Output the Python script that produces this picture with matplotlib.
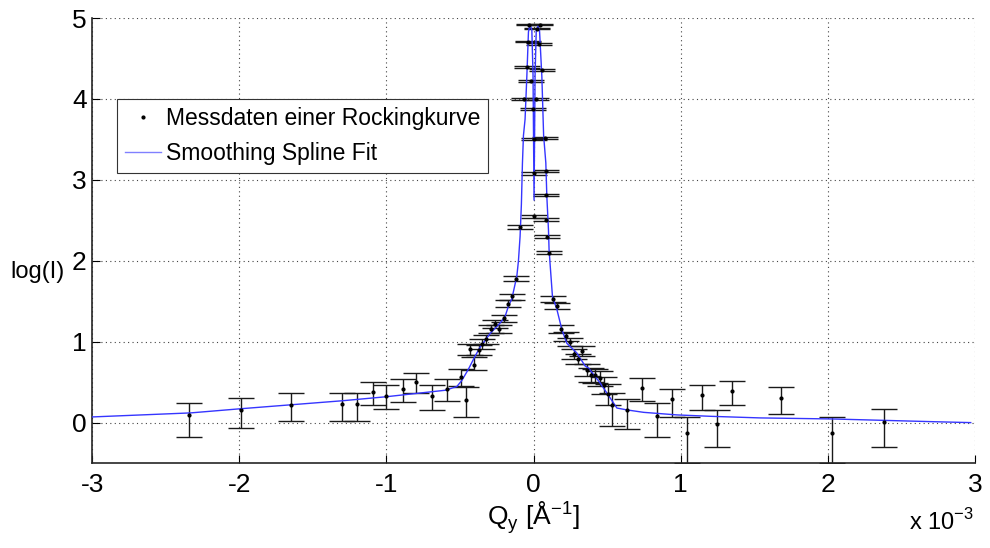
import matplotlib
matplotlib.use("Agg")
import matplotlib.pyplot as plt
import numpy as np

plt.rcParams["font.family"] = ["Liberation Sans", "DejaVu Sans"]
plt.rcParams["mathtext.fontset"] = "custom"
plt.rcParams["mathtext.rm"] = "Liberation Sans"
plt.rcParams["axes.unicode_minus"] = False

# measured rocking curve, Qy in units of 1e-3 1/A
qy = [-2.34, -1.99, -1.65, -1.30, -1.20, -1.09, -1.00, -0.89, -0.80, -0.69,
      -0.59, -0.49, -0.46, -0.43, -0.405, -0.373, -0.348, -0.323, -0.291, -0.26,
      -0.233, -0.203, -0.176, -0.146, -0.117, -0.09,
      -0.063, -0.046, -0.04, -0.029, -0.019, -0.005, 0.003, 0.003, 0.005, 0.015,
      0.022, 0.04, 0.044, 0.06, 0.078, 0.083, 0.087, 0.085, 0.092, 0.103,
      0.131, 0.16, 0.189, 0.219, 0.247, 0.276, 0.305, 0.332, 0.362, 0.39,
      0.42, 0.448, 0.477, 0.505, 0.534, 0.637, 0.736, 0.84, 0.94, 1.042,
      1.146, 1.244, 1.346, 1.68, 2.03, 2.38]
log_i = [0.09, 0.16, 0.22, 0.235, 0.235, 0.38, 0.335, 0.42, 0.50, 0.335,
         0.42, 0.56, 0.285, 0.91, 0.716, 0.90, 0.975, 1.03, 1.16, 1.22,
         1.16, 1.29, 1.47, 1.56, 1.78, 2.42,
         4.00, 4.40, 4.71, 4.92, 4.22, 3.88, 3.08, 2.55, 3.51, 4.00,
         4.87, 4.68, 4.92, 4.36, 3.52, 3.11, 2.81, 2.51, 2.30, 2.10,
         1.53, 1.44, 1.16, 1.065, 1.00, 0.85, 0.79, 0.89, 0.654, 0.59,
         0.585, 0.55, 0.46, 0.357, 0.214, 0.157, 0.432, 0.086, 0.288, -0.132,
         0.337, -0.016, 0.39, 0.30, -0.128, 0.012]
err_hi = [0.15, 0.145, 0.15, 0.135, 0.135, 0.12, 0.13, 0.12, 0.11, 0.125,
          0.12, 0.10, 0.155, 0.065, 0.09, 0.06, 0.055, 0.05, 0.05, 0.045,
          0.045, 0.04, 0.04, 0.035, 0.03, 0.02,
          0.012, 0.012, 0.01, 0.01, 0.012, 0.012, 0.015, 0.02, 0.013, 0.012,
          0.01, 0.01, 0.01, 0.012, 0.013, 0.015, 0.015, 0.02, 0.02, 0.02,
          0.035, 0.035, 0.045, 0.05, 0.05, 0.06, 0.06, 0.06, 0.07, 0.08,
          0.08, 0.09, 0.10, 0.12, 0.155, 0.14, 0.12, 0.16, 0.13, 0.20,
          0.13, 0.175, 0.12, 0.135, 0.20, 0.16]
err_lo = [0.27, 0.225, 0.195, 0.21, 0.21, 0.16, 0.17, 0.16, 0.13, 0.175,
          0.15, 0.11, 0.22, 0.08, 0.07, 0.065, 0.06, 0.055, 0.055, 0.05,
          0.05, 0.045, 0.045, 0.04, 0.035, 0.025,
          0.012, 0.012, 0.01, 0.01, 0.012, 0.012, 0.015, 0.02, 0.013, 0.012,
          0.01, 0.01, 0.01, 0.012, 0.013, 0.015, 0.015, 0.02, 0.02, 0.02,
          0.04, 0.04, 0.05, 0.055, 0.055, 0.065, 0.065, 0.065, 0.08, 0.09,
          0.09, 0.10, 0.11, 0.14, 0.26, 0.23, 0.16, 0.26, 0.22, 0.368,
          0.18, 0.29, 0.17, 0.19, 0.372, 0.31]

# smoothing spline, evaluated curve
fit_q = [-3.0, -2.33, -2.0, -1.65, -1.3, -1.0, -0.8, -0.6, -0.522, -0.488,
         -0.443, -0.398, -0.364, -0.296, -0.228, -0.194, -0.171, -0.148, -0.137,
         -0.114, -0.103, -0.092, -0.083, -0.076, -0.069, -0.058, -0.046, -0.035,
         -0.024, -0.012, -0.004, 0.003, 0.010, 0.018, 0.030, 0.040, 0.056, 0.068,
         0.083, 0.090, 0.101, 0.105, 0.114, 0.128, 0.158, 0.192, 0.226, 0.294,
         0.35, 0.373, 0.452, 0.52, 0.566, 0.634, 0.747, 0.974, 1.2, 1.54,
         2.03, 2.7, 2.97]
fit_log_i = [0.07, 0.12, 0.17, 0.22, 0.27, 0.32, 0.36, 0.40, 0.445, 0.52,
             0.66, 0.82, 0.93, 1.10, 1.23, 1.31, 1.44, 1.53, 1.62,
             1.81, 2.0, 2.3, 2.7, 3.2, 3.55, 3.75, 4.28, 4.83,
             4.92, 4.85, 4.3, 2.75, 4.3, 4.85, 4.9, 4.85, 4.28, 3.55,
             3.21, 2.79, 2.38, 2.14, 1.91, 1.56, 1.40, 1.15, 0.98, 0.86,
             0.70, 0.675, 0.49, 0.305, 0.18, 0.157, 0.127, 0.095, 0.078, 0.058,
             0.045, 0.012, 0.0]

fig = plt.figure(figsize=(9.9, 5.48), dpi=100)
ax = fig.add_axes([0.093, 0.155, 0.892, 0.812])

ax.errorbar(qy, log_i, yerr=[err_lo, err_hi], fmt="none", ecolor="#1a1a1a",
            elinewidth=1.0, capsize=9.7, capthick=1.0, zorder=2)
ax.plot(fit_q, fit_log_i, color="#3535ff", lw=1.0, zorder=3,
        label="Smoothing Spline Fit")
ax.plot(qy, log_i, ".", color="black", ms=4, zorder=4,
        label="Messdaten einer Rockingkurve")

ax.set_xlim(-3, 3)
ax.set_ylim(-0.5, 5)
ax.set_xticks(np.arange(-3, 4, 1))
ax.set_yticks(np.arange(0, 6, 1))
ax.grid(True, linestyle=(0, (1, 3)), color="#444444", lw=0.8)
for s in ["top", "right"]:
    ax.spines[s].set_visible(False)
for s in ["left", "bottom"]:
    ax.spines[s].set_color("#262626")
    ax.spines[s].set_linewidth(1.2)
ax.tick_params(direction="in", length=6, labelsize=19)
ax.tick_params(axis="x", pad=7)
ax.tick_params(axis="y", pad=4)

ax.set_ylabel("log(I)", fontsize=17, rotation=0, va="center", ha="center")
ax.yaxis.set_label_coords(-0.062, 0.43)
ax.set_xlabel(r"Q$_\mathregular{y}$ [Å$^\mathregular{-1}$]", fontsize=19, labelpad=2)
fig.text(0.918, 0.033, r"x 10$^\mathregular{-3}$", fontsize=17)

handles, labels = ax.get_legend_handles_labels()
leg = ax.legend(handles[::-1], labels[::-1], loc="upper left",
                bbox_to_anchor=(0.028, 0.818), borderaxespad=0, fontsize=16.5,
                handlelength=1.6, handletextpad=0.2, labelspacing=0.5,
                borderpad=0.35, fancybox=False, framealpha=1,
                edgecolor="#333333")
leg.get_frame().set_linewidth(0.8)
leg.legend_handles[1].set_color("#8080ff")

fig.savefig("out.png", dpi=100)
_ _ _
Exercise directions: Omit any images, then output the listing exactly.

Expected answer:
Output the Python script that produces this picture with matplotlib.
import matplotlib
matplotlib.use("Agg")
import matplotlib.pyplot as plt
import numpy as np

plt.rcParams["font.family"] = ["Liberation Sans", "DejaVu Sans"]
plt.rcParams["mathtext.fontset"] = "custom"
plt.rcParams["mathtext.rm"] = "Liberation Sans"
plt.rcParams["axes.unicode_minus"] = False

# measured rocking curve, Qy in units of 1e-3 1/A
qy = [-2.34, -1.99, -1.65, -1.30, -1.20, -1.09, -1.00, -0.89, -0.80, -0.69,
      -0.59, -0.49, -0.46, -0.43, -0.405, -0.373, -0.348, -0.323, -0.291, -0.26,
      -0.233, -0.203, -0.176, -0.146, -0.117, -0.09,
      -0.063, -0.046, -0.04, -0.029, -0.019, -0.005, 0.003, 0.003, 0.005, 0.015,
      0.022, 0.04, 0.044, 0.06, 0.078, 0.083, 0.087, 0.085, 0.092, 0.103,
      0.131, 0.16, 0.189, 0.219, 0.247, 0.276, 0.305, 0.332, 0.362, 0.39,
      0.42, 0.448, 0.477, 0.505, 0.534, 0.637, 0.736, 0.84, 0.94, 1.042,
      1.146, 1.244, 1.346, 1.68, 2.03, 2.38]
log_i = [0.09, 0.16, 0.22, 0.235, 0.235, 0.38, 0.335, 0.42, 0.50, 0.335,
         0.42, 0.56, 0.285, 0.91, 0.716, 0.90, 0.975, 1.03, 1.16, 1.22,
         1.16, 1.29, 1.47, 1.56, 1.78, 2.42,
         4.00, 4.40, 4.71, 4.92, 4.22, 3.88, 3.08, 2.55, 3.51, 4.00,
         4.87, 4.68, 4.92, 4.36, 3.52, 3.11, 2.81, 2.51, 2.30, 2.10,
         1.53, 1.44, 1.16, 1.065, 1.00, 0.85, 0.79, 0.89, 0.654, 0.59,
         0.585, 0.55, 0.46, 0.357, 0.214, 0.157, 0.432, 0.086, 0.288, -0.132,
         0.337, -0.016, 0.39, 0.30, -0.128, 0.012]
err_hi = [0.15, 0.145, 0.15, 0.135, 0.135, 0.12, 0.13, 0.12, 0.11, 0.125,
          0.12, 0.10, 0.155, 0.065, 0.09, 0.06, 0.055, 0.05, 0.05, 0.045,
          0.045, 0.04, 0.04, 0.035, 0.03, 0.02,
          0.012, 0.012, 0.01, 0.01, 0.012, 0.012, 0.015, 0.02, 0.013, 0.012,
          0.01, 0.01, 0.01, 0.012, 0.013, 0.015, 0.015, 0.02, 0.02, 0.02,
          0.035, 0.035, 0.045, 0.05, 0.05, 0.06, 0.06, 0.06, 0.07, 0.08,
          0.08, 0.09, 0.10, 0.12, 0.155, 0.14, 0.12, 0.16, 0.13, 0.20,
          0.13, 0.175, 0.12, 0.135, 0.20, 0.16]
err_lo = [0.27, 0.225, 0.195, 0.21, 0.21, 0.16, 0.17, 0.16, 0.13, 0.175,
          0.15, 0.11, 0.22, 0.08, 0.07, 0.065, 0.06, 0.055, 0.055, 0.05,
          0.05, 0.045, 0.045, 0.04, 0.035, 0.025,
          0.012, 0.012, 0.01, 0.01, 0.012, 0.012, 0.015, 0.02, 0.013, 0.012,
          0.01, 0.01, 0.01, 0.012, 0.013, 0.015, 0.015, 0.02, 0.02, 0.02,
          0.04, 0.04, 0.05, 0.055, 0.055, 0.065, 0.065, 0.065, 0.08, 0.09,
          0.09, 0.10, 0.11, 0.14, 0.26, 0.23, 0.16, 0.26, 0.22, 0.368,
          0.18, 0.29, 0.17, 0.19, 0.372, 0.31]

# smoothing spline, evaluated curve
fit_q = [-3.0, -2.33, -2.0, -1.65, -1.3, -1.0, -0.8, -0.6, -0.522, -0.488,
         -0.443, -0.398, -0.364, -0.296, -0.228, -0.194, -0.171, -0.148, -0.137,
         -0.114, -0.103, -0.092, -0.083, -0.076, -0.069, -0.058, -0.046, -0.035,
         -0.024, -0.012, -0.004, 0.003, 0.010, 0.018, 0.030, 0.040, 0.056, 0.068,
         0.083, 0.090, 0.101, 0.105, 0.114, 0.128, 0.158, 0.192, 0.226, 0.294,
         0.35, 0.373, 0.452, 0.52, 0.566, 0.634, 0.747, 0.974, 1.2, 1.54,
         2.03, 2.7, 2.97]
fit_log_i = [0.07, 0.12, 0.17, 0.22, 0.27, 0.32, 0.36, 0.40, 0.445, 0.52,
             0.66, 0.82, 0.93, 1.10, 1.23, 1.31, 1.44, 1.53, 1.62,
             1.81, 2.0, 2.3, 2.7, 3.2, 3.55, 3.75, 4.28, 4.83,
             4.92, 4.85, 4.3, 2.75, 4.3, 4.85, 4.9, 4.85, 4.28, 3.55,
             3.21, 2.79, 2.38, 2.14, 1.91, 1.56, 1.40, 1.15, 0.98, 0.86,
             0.70, 0.675, 0.49, 0.305, 0.18, 0.157, 0.127, 0.095, 0.078, 0.058,
             0.045, 0.012, 0.0]

fig = plt.figure(figsize=(9.9, 5.48), dpi=100)
ax = fig.add_axes([0.093, 0.155, 0.892, 0.812])

ax.errorbar(qy, log_i, yerr=[err_lo, err_hi], fmt="none", ecolor="#1a1a1a",
            elinewidth=1.0, capsize=9.7, capthick=1.0, zorder=2)
ax.plot(fit_q, fit_log_i, color="#3535ff", lw=1.0, zorder=3,
        label="Smoothing Spline Fit")
ax.plot(qy, log_i, ".", color="black", ms=4, zorder=4,
        label="Messdaten einer Rockingkurve")

ax.set_xlim(-3, 3)
ax.set_ylim(-0.5, 5)
ax.set_xticks(np.arange(-3, 4, 1))
ax.set_yticks(np.arange(0, 6, 1))
ax.grid(True, linestyle=(0, (1, 3)), color="#444444", lw=0.8)
for s in ["top", "right"]:
    ax.spines[s].set_visible(False)
for s in ["left", "bottom"]:
    ax.spines[s].set_color("#262626")
    ax.spines[s].set_linewidth(1.2)
ax.tick_params(direction="in", length=6, labelsize=19)
ax.tick_params(axis="x", pad=7)
ax.tick_params(axis="y", pad=4)

ax.set_ylabel("log(I)", fontsize=17, rotation=0, va="center", ha="center")
ax.yaxis.set_label_coords(-0.062, 0.43)
ax.set_xlabel(r"Q$_\mathregular{y}$ [Å$^\mathregular{-1}$]", fontsize=19, labelpad=2)
fig.text(0.918, 0.033, r"x 10$^\mathregular{-3}$", fontsize=17)

handles, labels = ax.get_legend_handles_labels()
leg = ax.legend(handles[::-1], labels[::-1], loc="upper left",
                bbox_to_anchor=(0.028, 0.818), borderaxespad=0, fontsize=16.5,
                handlelength=1.6, handletextpad=0.2, labelspacing=0.5,
                borderpad=0.35, fancybox=False, framealpha=1,
                edgecolor="#333333")
leg.get_frame().set_linewidth(0.8)
leg.legend_handles[1].set_color("#8080ff")

fig.savefig("out.png", dpi=100)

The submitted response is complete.